THE INPUT =>

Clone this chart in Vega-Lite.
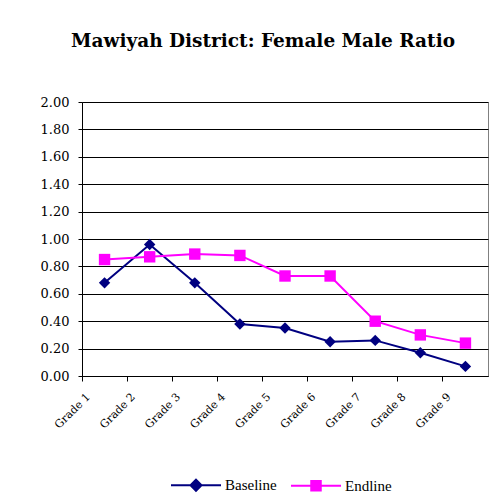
{
  "$schema": "https://vega.github.io/schema/vega-lite/v6.json",
  "width": 406,
  "height": 274,
  "padding": {"left": 40, "top": 31, "right": 5, "bottom": 5},
  "background": "white",
  "title": {
    "text": "Mawiyah District: Female Male Ratio",
    "font": "DejaVu Serif",
    "fontSize": 18.5,
    "fontWeight": "bold",
    "color": "black",
    "anchor": "middle",
    "dx": -22,
    "offset": 46
  },
  "config": {
    "view": {"stroke": "#808080", "strokeWidth": 1},
    "axis": {
      "labelFont": "DejaVu Serif",
      "labelFontSize": 13,
      "labelColor": "black",
      "domainColor": "black",
      "tickColor": "black",
      "title": null
    },
    "legend": {
      "labelFont": "Liberation Serif",
      "labelFontSize": 15,
      "labelColor": "black"
    }
  },
  "data": {
    "values": [
      {"grade": "Grade 1", "series": "Baseline", "ratio": 0.68},
      {"grade": "Grade 2", "series": "Baseline", "ratio": 0.96},
      {"grade": "Grade 3", "series": "Baseline", "ratio": 0.68},
      {"grade": "Grade 4", "series": "Baseline", "ratio": 0.38},
      {"grade": "Grade 5", "series": "Baseline", "ratio": 0.35},
      {"grade": "Grade 6", "series": "Baseline", "ratio": 0.25},
      {"grade": "Grade 7", "series": "Baseline", "ratio": 0.26},
      {"grade": "Grade 8", "series": "Baseline", "ratio": 0.17},
      {"grade": "Grade 9", "series": "Baseline", "ratio": 0.07},
      {"grade": "Grade 1", "series": "Endline", "ratio": 0.85},
      {"grade": "Grade 2", "series": "Endline", "ratio": 0.87},
      {"grade": "Grade 3", "series": "Endline", "ratio": 0.89},
      {"grade": "Grade 4", "series": "Endline", "ratio": 0.88},
      {"grade": "Grade 5", "series": "Endline", "ratio": 0.73},
      {"grade": "Grade 6", "series": "Endline", "ratio": 0.73},
      {"grade": "Grade 7", "series": "Endline", "ratio": 0.40},
      {"grade": "Grade 8", "series": "Endline", "ratio": 0.30},
      {"grade": "Grade 9", "series": "Endline", "ratio": 0.24}
    ]
  },
  "encoding": {
    "x": {
      "field": "grade",
      "type": "nominal",
      "sort": null,
      "scale": {"type": "band", "paddingInner": 0, "paddingOuter": 0},
      "axis": {
        "bandPosition": 0,
        "labelAngle": -45,
        "labelAlign": "right",
        "labelBaseline": "middle",
        "labelOffset": -16,
        "labelPadding": 14,
        "labelFontSize": 11,
        "tickSize": 5,
        "grid": false
      }
    },
    "y": {
      "field": "ratio",
      "type": "quantitative",
      "scale": {"domain": [0, 2], "nice": false},
      "axis": {
        "values": [0, 0.2, 0.4, 0.6, 0.8, 1.0, 1.2, 1.4, 1.6, 1.8, 2.0],
        "format": ".2f",
        "grid": true,
        "gridColor": "black",
        "gridOpacity": 1,
        "tickSize": 4,
        "labelPadding": 9
      }
    },
    "color": {
      "field": "series",
      "type": "nominal",
      "scale": {"domain": ["Baseline", "Endline"], "range": ["#000080", "#FF00FF"]},
      "legend": {
        "title": null,
        "orient": "none",
        "direction": "horizontal",
        "legendX": 88,
        "legendY": 357,
        "symbolSize": 2500,
        "symbolStrokeWidth": 2,
        "labelFont": "Liberation Serif",
        "labelFontSize": 15,
        "labelColor": "black",
        "labelOffset": 3,
        "columnPadding": 10,
        "encode": {
          "symbols": {
            "update": {
              "shape": {"signal": "datum.value === 'Baseline' ? 'M-1,0H1M0,-0.22L0.22,0L0,0.22L-0.22,0Z' : 'M-1,0H1M-0.19,-0.19H0.19V0.19H-0.19Z'"},
              "stroke": {"signal": "datum.value === 'Baseline' ? '#000080' : '#FF00FF'"},
              "fill": {"signal": "datum.value === 'Baseline' ? '#000080' : '#FF00FF'"},
              "strokeWidth": {"value": 2},
              "opacity": {"value": 1}
            }
          }
        }
      }
    }
  },
  "layer": [
    {
      "mark": {"type": "line", "strokeWidth": 2}
    },
    {
      "transform": [{"filter": "datum.series === 'Baseline'"}],
      "mark": {"type": "point", "filled": true, "opacity": 1, "size": 130, "shape": "diamond"}
    },
    {
      "transform": [{"filter": "datum.series === 'Endline'"}],
      "mark": {"type": "point", "filled": true, "opacity": 1, "size": 130, "shape": "square"}
    }
  ]
}
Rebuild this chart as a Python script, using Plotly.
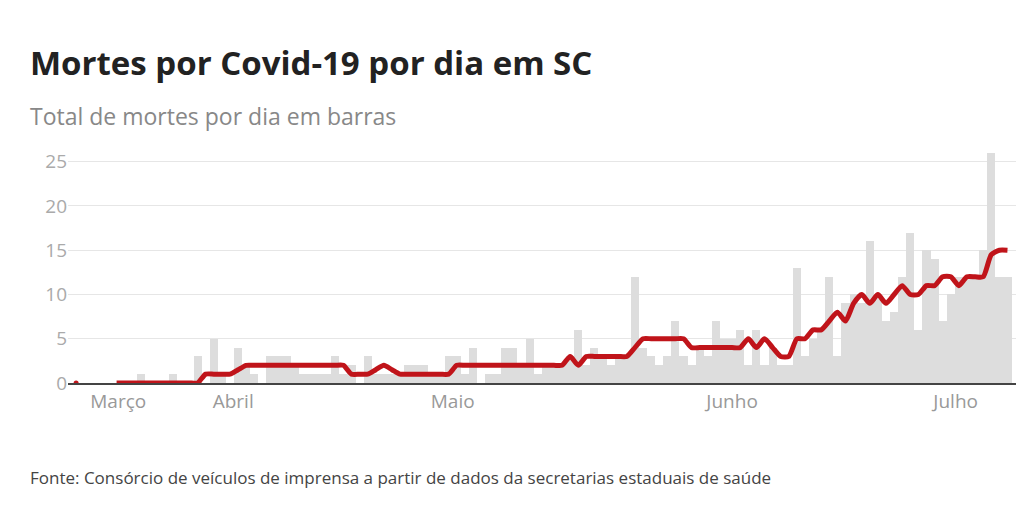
import plotly.graph_objects as go

# daily deaths, one value per day starting mid-March 2020
mortes = [0, 0, 0, 0, 0, 0, 0, 0, 1, 0, 0, 0, 1, 0, 0, 3, 0, 5, 1, 0,
          4, 2, 1, 0, 3, 3, 3, 2, 1, 1, 1, 1, 3, 1, 2, 0, 3, 1, 1, 1,
          1, 2, 2, 2, 1, 1, 3, 3, 1, 4, 0, 1, 1, 4, 4, 2, 5, 1, 2, 2,
          2, 3, 6, 2, 4, 3, 2, 3, 3, 12, 4, 3, 2, 3, 7, 3, 2, 4, 3, 7,
          5, 5, 6, 2, 6, 2, 4, 2, 2, 13, 3, 5, 6, 12, 3, 9, 10, 9, 16, 10,
          7, 8, 12, 17, 6, 15, 14, 7, 10, 12, 12, 12, 15, 26, 12, 12]

# moving average line (None where there is no line)
media = [0, None, None, None, None, 0, 0, 0, 0, 0, 0, 0, 0, 0, 0, 0, 1, 1, 1, 1,
         1.5, 2, 2, 2, 2, 2, 2, 2, 2, 2, 2, 2, 2, 2, 1, 1, 1, 1.5, 2, 1.5,
         1, 1, 1, 1, 1, 1, 1, 2, 2, 2, 2, 2, 2, 2, 2, 2, 2, 2, 2, 2,
         2, 3, 2, 3, 3, 3, 3, 3, 3, 4, 5, 5, 5, 5, 5, 5, 4, 4, 4, 4,
         4, 4, 4, 5, 4, 5, 4, 3, 3, 5, 5, 6, 6, 7, 8, 7, 9, 10, 9, 10,
         9, 10, 11, 10, 10, 11, 11, 12, 12, 11, 12, 12, 12, 14.5, 15, 15]

dias = list(range(len(mortes)))
mes_pos = [5.2, 19.4, 46.5, 81, 108.6]
mes_txt = ["Março", "Abril", "Maio", "Junho", "Julho"]

fig = go.Figure()
fig.add_trace(go.Bar(x=dias, y=mortes, marker_color="#dddddd",
                     marker_line_width=0, hoverinfo="y"))
fig.add_trace(go.Scatter(x=dias, y=media, mode="lines",
                         line=dict(color="#c0141a", width=5, shape="spline", smoothing=0.6),
                         connectgaps=False))
fig.add_trace(go.Scatter(x=[0], y=[0], mode="markers",
                         marker=dict(color="#c0141a", size=5)))

fig.update_layout(
    width=1024, height=526,
    paper_bgcolor="white", plot_bgcolor="white",
    showlegend=False, bargap=0,
    margin={'l': 60, 't': 136, 'b': 151, 'r': 14},
    font=dict(family="Open Sans", color="#999999"),
    xaxis=dict(range=[-1, 116.3], tickvals=mes_pos, ticktext=mes_txt,
               showgrid=False, showline=True, linecolor="#444444", linewidth=1.5,
               ticks="", tickfont=dict(size=19, color="#999999")),
    yaxis=dict(range=[0, 27], tickvals=[0, 5, 10, 15, 20, 25],
               gridcolor="#e6e6e6", zeroline=False, showline=False,
               ticks="", tickfont=dict(size=19, color="#aaaaaa")),
)
fig.add_annotation(text="<b>Mortes por Covid-19 por dia em SC</b>", xref="paper", yref="paper",
                   x=-0.042, y=1.339, xanchor="left", yanchor="middle", showarrow=False,
                   font=dict(size=33, color="#222222", family="Open Sans"))
fig.add_annotation(text="Total de mortes por dia em barras", xref="paper", yref="paper",
                   x=-0.042, y=1.117, xanchor="left", yanchor="middle", showarrow=False,
                   font=dict(size=23, color="#888888", family="Open Sans"))
fig.add_annotation(text="Fonte: Consórcio de veículos de imprensa a partir de dados da secretarias estaduais de saúde",
                   xref="paper", yref="paper", x=-0.042, y=-0.397, xanchor="left", yanchor="middle",
                   showarrow=False, font=dict(size=17, color="#444444", family="Open Sans"))

fig.write_html("out.html")
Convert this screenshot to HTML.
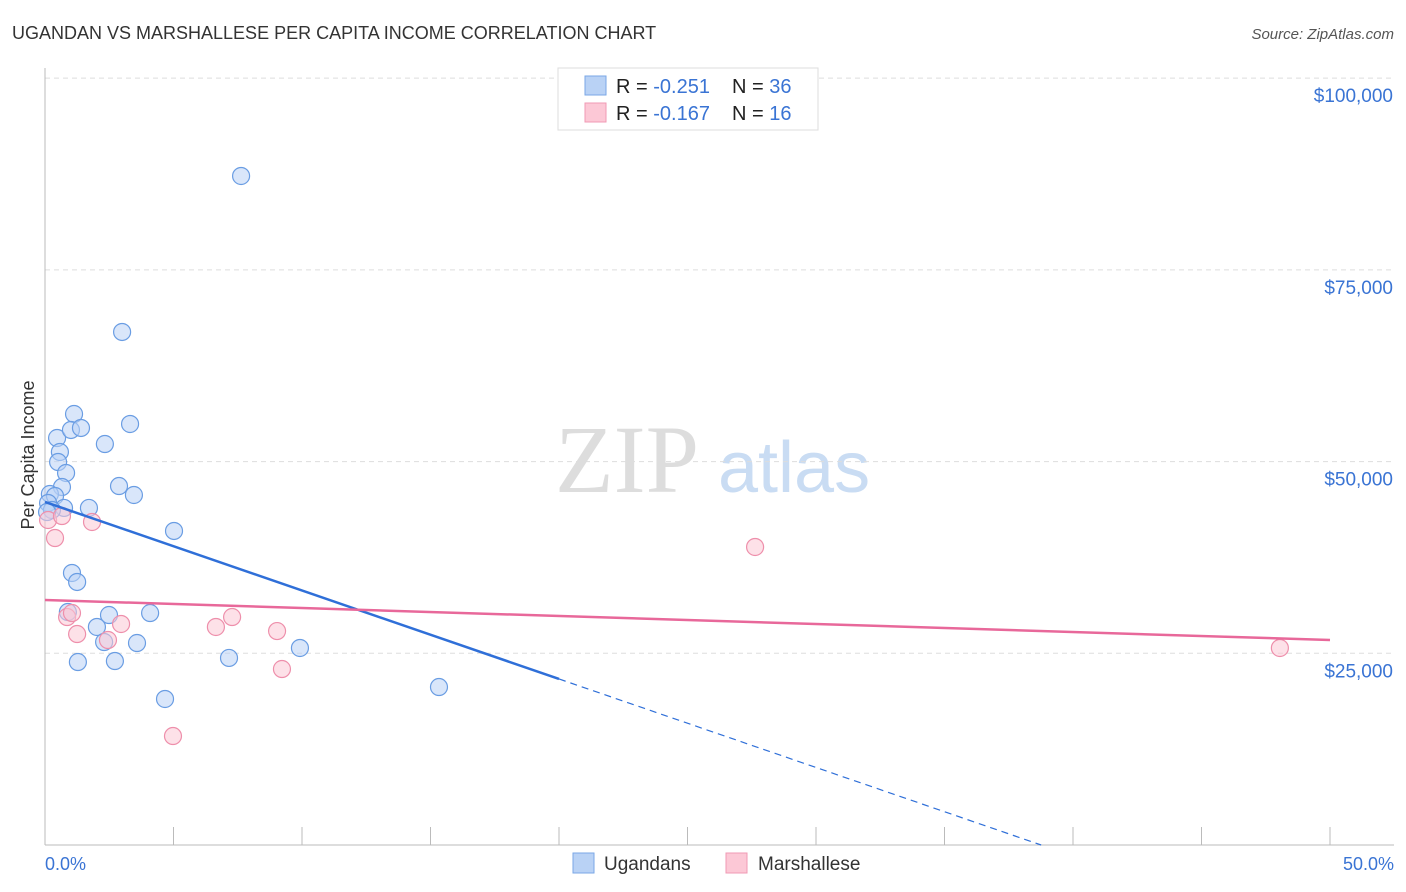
<!DOCTYPE html>
<html><head><meta charset="utf-8"><style>
body{margin:0;background:#fff;font-family:"Liberation Sans",sans-serif;}
svg{display:block}
</style></head><body>
<svg id="c" width="1406" height="892" xmlns="http://www.w3.org/2000/svg">
<text x="12" y="39" font-size="18" fill="#333">UGANDAN VS MARSHALLESE PER CAPITA INCOME CORRELATION CHART</text>
<text x="1394" y="39" font-size="15" fill="#555" font-style="italic" text-anchor="end">Source: ZipAtlas.com</text>
<text x="555" y="492" font-size="96" fill="#ddd" font-family="Liberation Serif, serif">ZIP</text>
<text x="718" y="492" font-size="72" fill="#c9dcf3">atlas</text>
<g id="grid"></g><g id="axes"></g><g id="marks"></g>
<text transform="translate(34,455) rotate(-90)" font-size="18" fill="#333" text-anchor="middle">Per Capita Income</text>
<text x="45" y="870" font-size="18" fill="#3a74d4">0.0%</text>
<text x="1394" y="870" font-size="18" fill="#3a74d4" text-anchor="end">50.0%</text>
<g>
<rect x="558" y="68" width="260" height="62" fill="#fff" stroke="#ddd"/>
<rect x="585" y="76" width="21" height="19" fill="#b9d2f5" stroke="#7aa7e6"/>
<rect x="585" y="103" width="21" height="19" fill="#fcc8d6" stroke="#f09ab4"/>
<text x="616" y="93" font-size="20" fill="#222">R = <tspan fill="#3a74d4">-0.251</tspan><tspan x="732">N = </tspan><tspan fill="#3a74d4">36</tspan></text>
<text x="616" y="120" font-size="20" fill="#222">R = <tspan fill="#3a74d4">-0.167</tspan><tspan x="732">N = </tspan><tspan fill="#3a74d4"> 16</tspan></text>
</g>
<g>
<rect x="573" y="853" width="21" height="20" fill="#b9d2f5" stroke="#7aa7e6"/>
<text x="604" y="870" font-size="19" fill="#333">Ugandans</text>
<rect x="726" y="853" width="21" height="20" fill="#fcc8d6" stroke="#f09ab4"/>
<text x="758" y="870" font-size="19" fill="#333">Marshallese</text>
</g>
</svg>
<script>
const yTicks=[25000,50000,75000,100000];
const yTickLabels=["$25,000","$50,000","$75,000","$100,000"];
const xTicks=[0,5,10,15,20,25,30,35,40,45,50];
const ugX=[7.63,3.0,1.13,0.47,1.01,1.40,3.31,2.33,0.58,0.51,0.82,0.66,2.88,3.46,0.19,0.39,0.12,0.74,1.71,0.27,0.08,5.02,1.05,1.25,0.89,2.49,4.09,2.02,2.30,3.58,7.16,9.92,1.28,2.72,4.67,15.33];
const ugY=[87240,66900,56200,53070,54120,54380,54900,52290,51250,49940,48510,46680,46810,45640,45770,45510,44600,43950,43950,43680,43420,40950,35470,34300,30380,29990,30250,28430,26470,26340,24390,25690,23860,23990,19040,20600];
const maX=[27.63,48.05,0.12,0.39,0.66,1.83,0.86,1.05,2.96,1.25,2.45,6.65,7.28,9.03,9.22,4.98];
const maY=[38860,25690,42380,40030,42900,42120,29730,30250,28820,27510,26730,28430,29730,27900,22950,14210];
const ugTrend=[44730,21650]; // values at 0% and 20%
const maTrend=[31950,26730]; // values at 0% and 50%
const NS="http://www.w3.org/2000/svg";
const X=v=>45+v*25.7, Y=v=>845-v/130.4;
function mk(p,t,a){const e=document.createElementNS(NS,t);for(const k in a)e.setAttribute(k,a[k]);p.appendChild(e);return e;}
const grid=document.getElementById('grid'),axes=document.getElementById('axes'),marks=document.getElementById('marks');
yTicks.forEach((v,i)=>{
const l=mk(grid,'line',{x1:45,x2:1394,y1:Y(v),y2:Y(v),stroke:'#ddd','stroke-dasharray':'5,4'});


const t=mk(grid,'text',{x:1393,y:Y(v)+24,'font-size':19,fill:'#3a74d4','text-anchor':'end'});
t.textContent=yTickLabels[i];


});
const ax=mk(axes,'line',{x1:45,x2:45,y1:68,y2:845,stroke:'#bbb'});


const bx=mk(axes,'line',{x1:45,x2:1394,y1:845,y2:845,stroke:'#bbb'});


xTicks.forEach(v=>{
const t=mk(axes,'line',{x1:X(v),x2:X(v),y1:827,y2:845,stroke:'#bbb'});


});
function dots(xs,ys,f,s,n){xs.forEach((x,i)=>{
const c=mk(marks,'circle',{cx:X(x),cy:Y(ys[i]),r:8.5,fill:f,'fill-opacity':0.55,stroke:s,'stroke-width':1.2});


});}
dots(ugX,ugY,'#b9d2f5','#6a9de3','ugandan-point');
dots(maX,maY,'#fcc8d6','#ee8fab','marshallese-point');
const slope=(ugTrend[1]-ugTrend[0])/20, x0=-ugTrend[0]/slope;
const l1=mk(marks,'line',{x1:X(0),y1:Y(ugTrend[0]),x2:X(20),y2:Y(ugTrend[1]),stroke:'#2f6fd8','stroke-width':2.5});


const l2=mk(marks,'line',{x1:X(20),y1:Y(ugTrend[1]),x2:X(x0),y2:Y(0),stroke:'#2f6fd8','stroke-width':1.2,'stroke-dasharray':'7,5'});


const l3=mk(marks,'line',{x1:X(0),y1:Y(maTrend[0]),x2:X(50),y2:Y(maTrend[1]),stroke:'#e8689a','stroke-width':2.5});


</script>
</body></html>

EXERCISE BRIEF =>
Beginning with the line above that contains "Rebuild this chart" and finishing with the line that contains "26, 12, 12]", print those lines exactly and only. Skip all pictures.

EXERCISE RESULT =>
Rebuild this chart as a Python script, using Plotly.
import plotly.graph_objects as go

# daily deaths, one value per day starting mid-March 2020
mortes = [0, 0, 0, 0, 0, 0, 0, 0, 1, 0, 0, 0, 1, 0, 0, 3, 0, 5, 1, 0,
          4, 2, 1, 0, 3, 3, 3, 2, 1, 1, 1, 1, 3, 1, 2, 0, 3, 1, 1, 1,
          1, 2, 2, 2, 1, 1, 3, 3, 1, 4, 0, 1, 1, 4, 4, 2, 5, 1, 2, 2,
          2, 3, 6, 2, 4, 3, 2, 3, 3, 12, 4, 3, 2, 3, 7, 3, 2, 4, 3, 7,
          5, 5, 6, 2, 6, 2, 4, 2, 2, 13, 3, 5, 6, 12, 3, 9, 10, 9, 16, 10,
          7, 8, 12, 17, 6, 15, 14, 7, 10, 12, 12, 12, 15, 26, 12, 12]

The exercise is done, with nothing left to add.